Saturday, September 7, 2013

Kids Engaging Kids

After 3 weeks of school, I feel like my students are beginning to get the hang of  some of the routines evolving in our room.  They are remembering (with less reminding) to put their folders away and to make a lunch choice. They are beginning to understand workshop and anticipate their time to write and read. And, they are showing more engagement in choosing books that they know, that look interesting or that I have read aloud as they settle into what we call Books in the Morning. I don't know if I love the name of this routine but it is simple enough to remind kids to grab a book.

On Friday, as kids wrapped up their choices during this time, I noticed a little reader, Jack, had tried to read a book that I talked up the day before.  It was Hello!
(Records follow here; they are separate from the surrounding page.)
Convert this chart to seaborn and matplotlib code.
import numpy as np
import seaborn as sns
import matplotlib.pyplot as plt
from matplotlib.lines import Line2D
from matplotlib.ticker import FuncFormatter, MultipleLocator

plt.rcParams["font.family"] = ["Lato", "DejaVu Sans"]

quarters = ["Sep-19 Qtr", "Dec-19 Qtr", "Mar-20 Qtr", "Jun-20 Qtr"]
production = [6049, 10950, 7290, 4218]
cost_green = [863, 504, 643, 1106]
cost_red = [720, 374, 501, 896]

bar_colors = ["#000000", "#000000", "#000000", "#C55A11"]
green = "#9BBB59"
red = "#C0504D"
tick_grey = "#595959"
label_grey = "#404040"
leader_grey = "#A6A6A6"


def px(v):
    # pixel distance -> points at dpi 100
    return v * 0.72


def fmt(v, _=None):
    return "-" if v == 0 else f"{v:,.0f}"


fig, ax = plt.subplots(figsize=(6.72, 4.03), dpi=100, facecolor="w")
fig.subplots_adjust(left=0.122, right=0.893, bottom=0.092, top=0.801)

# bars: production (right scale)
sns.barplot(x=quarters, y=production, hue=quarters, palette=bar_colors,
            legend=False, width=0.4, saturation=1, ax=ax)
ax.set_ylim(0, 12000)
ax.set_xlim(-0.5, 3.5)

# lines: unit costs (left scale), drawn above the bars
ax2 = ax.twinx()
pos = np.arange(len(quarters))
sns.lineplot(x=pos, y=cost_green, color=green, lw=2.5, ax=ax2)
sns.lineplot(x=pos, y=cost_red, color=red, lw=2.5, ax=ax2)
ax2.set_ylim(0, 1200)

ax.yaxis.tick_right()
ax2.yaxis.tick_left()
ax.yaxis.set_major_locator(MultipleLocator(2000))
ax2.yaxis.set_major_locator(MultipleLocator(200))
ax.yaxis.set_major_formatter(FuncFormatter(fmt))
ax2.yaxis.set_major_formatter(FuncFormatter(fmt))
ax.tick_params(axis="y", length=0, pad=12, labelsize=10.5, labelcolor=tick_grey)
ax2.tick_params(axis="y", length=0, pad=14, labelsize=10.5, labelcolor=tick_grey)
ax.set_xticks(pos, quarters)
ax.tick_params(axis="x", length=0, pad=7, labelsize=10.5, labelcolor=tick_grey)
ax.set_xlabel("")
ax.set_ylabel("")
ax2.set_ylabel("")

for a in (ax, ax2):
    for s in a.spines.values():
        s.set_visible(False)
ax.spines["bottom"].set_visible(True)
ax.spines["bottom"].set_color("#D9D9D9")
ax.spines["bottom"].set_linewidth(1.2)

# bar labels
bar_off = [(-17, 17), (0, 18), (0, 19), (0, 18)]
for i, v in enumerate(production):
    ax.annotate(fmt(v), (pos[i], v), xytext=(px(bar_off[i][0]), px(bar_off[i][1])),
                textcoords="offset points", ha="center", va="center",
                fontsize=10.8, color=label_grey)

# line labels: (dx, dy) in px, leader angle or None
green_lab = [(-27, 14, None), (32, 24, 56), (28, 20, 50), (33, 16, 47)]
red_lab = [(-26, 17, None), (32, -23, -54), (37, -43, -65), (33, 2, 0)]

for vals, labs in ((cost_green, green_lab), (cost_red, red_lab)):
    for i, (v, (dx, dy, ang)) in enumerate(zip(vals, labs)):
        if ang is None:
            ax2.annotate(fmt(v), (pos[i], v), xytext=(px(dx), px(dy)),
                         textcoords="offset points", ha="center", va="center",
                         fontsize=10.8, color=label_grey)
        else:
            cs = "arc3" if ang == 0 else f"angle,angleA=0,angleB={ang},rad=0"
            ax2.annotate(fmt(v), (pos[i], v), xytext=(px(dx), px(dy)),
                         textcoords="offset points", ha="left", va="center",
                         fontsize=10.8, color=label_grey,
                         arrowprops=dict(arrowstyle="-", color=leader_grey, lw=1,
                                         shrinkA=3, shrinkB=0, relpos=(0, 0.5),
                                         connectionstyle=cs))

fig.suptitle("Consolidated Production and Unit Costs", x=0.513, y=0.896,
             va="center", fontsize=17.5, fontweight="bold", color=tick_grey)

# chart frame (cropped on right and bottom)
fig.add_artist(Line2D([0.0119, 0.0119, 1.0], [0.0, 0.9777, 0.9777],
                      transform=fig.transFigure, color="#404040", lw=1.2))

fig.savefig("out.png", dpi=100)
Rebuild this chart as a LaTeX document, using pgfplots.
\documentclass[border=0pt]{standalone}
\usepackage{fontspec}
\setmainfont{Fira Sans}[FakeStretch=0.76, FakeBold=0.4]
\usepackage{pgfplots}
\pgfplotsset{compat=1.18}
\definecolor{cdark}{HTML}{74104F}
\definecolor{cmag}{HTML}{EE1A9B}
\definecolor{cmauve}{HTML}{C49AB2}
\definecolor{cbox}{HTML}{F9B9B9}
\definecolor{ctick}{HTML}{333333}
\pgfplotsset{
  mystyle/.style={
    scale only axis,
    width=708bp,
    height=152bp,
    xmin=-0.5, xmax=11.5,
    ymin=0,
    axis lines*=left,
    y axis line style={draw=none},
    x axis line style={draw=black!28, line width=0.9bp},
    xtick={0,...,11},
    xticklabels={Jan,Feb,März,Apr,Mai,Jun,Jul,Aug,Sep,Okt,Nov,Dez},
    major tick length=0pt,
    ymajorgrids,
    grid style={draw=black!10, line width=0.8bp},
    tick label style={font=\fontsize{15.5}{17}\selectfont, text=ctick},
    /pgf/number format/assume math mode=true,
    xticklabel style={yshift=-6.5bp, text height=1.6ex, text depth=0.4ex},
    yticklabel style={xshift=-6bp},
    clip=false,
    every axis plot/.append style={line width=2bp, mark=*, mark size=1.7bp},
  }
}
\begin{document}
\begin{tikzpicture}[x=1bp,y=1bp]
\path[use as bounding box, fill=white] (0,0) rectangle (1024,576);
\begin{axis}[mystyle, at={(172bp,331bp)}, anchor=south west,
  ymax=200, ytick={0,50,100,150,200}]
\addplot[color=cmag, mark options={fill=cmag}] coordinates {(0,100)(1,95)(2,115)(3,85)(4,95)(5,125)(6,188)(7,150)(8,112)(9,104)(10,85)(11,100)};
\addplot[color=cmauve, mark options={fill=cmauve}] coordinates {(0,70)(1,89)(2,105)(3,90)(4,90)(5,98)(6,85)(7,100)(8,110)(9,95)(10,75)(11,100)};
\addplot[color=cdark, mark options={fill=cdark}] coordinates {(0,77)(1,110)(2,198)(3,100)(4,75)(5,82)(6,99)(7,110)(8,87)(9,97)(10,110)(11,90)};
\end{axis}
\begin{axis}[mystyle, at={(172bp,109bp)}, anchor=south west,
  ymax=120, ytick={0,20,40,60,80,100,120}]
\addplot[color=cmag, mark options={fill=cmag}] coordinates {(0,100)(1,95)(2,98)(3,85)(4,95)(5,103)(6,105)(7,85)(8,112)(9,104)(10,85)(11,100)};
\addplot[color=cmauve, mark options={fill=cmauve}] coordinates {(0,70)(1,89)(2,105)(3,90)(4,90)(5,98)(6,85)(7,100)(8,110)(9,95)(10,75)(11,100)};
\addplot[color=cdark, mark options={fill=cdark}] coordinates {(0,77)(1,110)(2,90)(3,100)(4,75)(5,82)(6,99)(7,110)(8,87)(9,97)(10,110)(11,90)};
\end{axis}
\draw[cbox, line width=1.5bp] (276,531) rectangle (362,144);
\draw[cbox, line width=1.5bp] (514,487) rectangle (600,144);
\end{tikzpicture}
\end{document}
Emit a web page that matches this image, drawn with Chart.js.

Hello! by Matthew Cordell. (Love Cordell and his books Trouble Gum and my boys love the Justin Case series)  Jack told me how much he loved electronics and how he just had to try this book.  I asked if he would share what he thought about the book with everyone.  But instead of just talking about the book,  he walked over to the document camera, slid the book underneath and began reading the book aloud to everyone. I'm not sure if he didn't pick up on my directions or if he had his own plan in mind but what I saw was complete engagement with the class. Kids were joining in the text as he read.  Eyes and ears were locked on Jack as he helped the character come alive, commented about his favorite page and stopped and reflected during the reading.  It was a great way to start our day.

Jack talked about how he loves electronics and that's why he loved the book.  Other students talked about how they felt like the story teaches them not to stay on electronics all day.  It definitely has a powerful message for young kids today.  Katie Wood Ray writes that kids just notice more than adults do, it's that simple.  After watching Jack, I will say... kids can engage each other more than adults do, it's that simple.